The technique part, well, that's always a work in progress. Any progress that my strokes have made are definitely thanks to many hours of practice, and the bare minimum of remarks from a few coaches I've had. If you go the coach route, find one who is not afraid to give suggestions to "older" swimmers. My current coach doesn't seem to think we older people need it, but there's always room for improvement and coaches should understand that and help us out.

August 30th, 2004, 08:42 PM
I have never had a lesson beyond the basic 5 year old class - you know the one - hold onto the edge of the pool and kick hard. I also have never had a coach.

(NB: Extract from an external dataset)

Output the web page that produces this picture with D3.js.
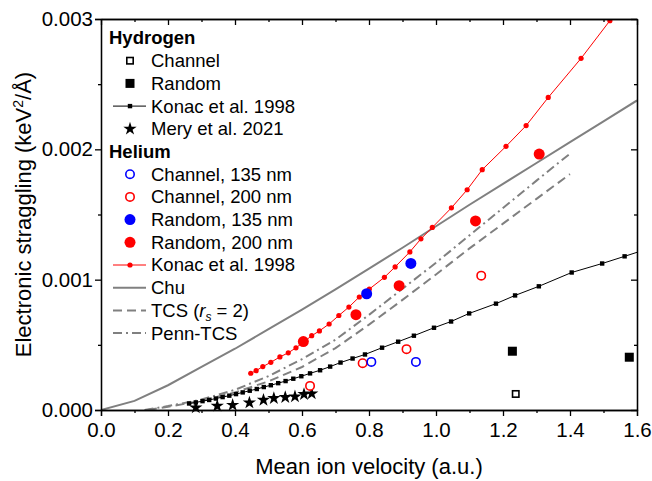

My swimming probably reflects that too!:(

But I have been swimming seriously for almost two years. I read a lot on this web site and others. I have also read Emmit Hines' Fitness Swimming and Phillip Whitten's The Complete Book of Swimming . I try the things I read and I experiment some with things on my own. That is what makes swimming much more interesting to me than running. There is always something new to try.

My speed has increased steadily, as well as my endurance. I know that there are some things I do well and others that .... well I just plain stink at. But overall, I continue to improve. I seem to have moments where it all seems to "click" and something new that I have been working on kicks in.

Bottom line is that you can improve without a coach. (Although not as much as with a coach.) Read as much as you can, watch videos (there are a lot of clips that you can download on the net), and experiment with things in the water. And do drills.

Also, try using intervals. I really believe that it helped improve my swimming.

Good luck with the tri. I completed my first a month ago. Now I plan to train for doing several next summer. You will love the feeling once you are done.

August 31st, 2004, 06:45 PM
I've also been using Phil Whitten's book and have found it very helpful. There's a whole section of workouts in the back that you can adapt to your needs. I've also gotten a lot of help and encouragement from the people on this board.
Adding intervals has really improved my swimming and I've only been doing them for about a month!! I used to swim 2000 meters, non-stop and I thought I was doing pretty well. Already I'm doing the same 2000 meters in less time and my form has improved as well by breaking the distance up into kick and ladder sets.
I'm still hoping that someday I can afford to join a Master's team, because I know a coached workout would help, but in the meantime there are resources out there for those of us training alone.

September 2nd, 2004, 07:15 AM
Thanks for the book suggestions. I'm gonna try to find those.
I've joined the YMCA and intend to take a class there as well.
I have another newbie question that'll probably have you veterans rolling in the floor.
Here goes. Just about everything I've read so far says I need to get goggles and a cap. So I ordered one of each. The goggles fit ok. It'll just be a matter of getting used to them. So then I put on the cap and the darn thing comes down below my eyes . What do I do about that? The place I ordered from didn't have different sizes. Do I roll the edges up or under or what? Do caps come in different sizes?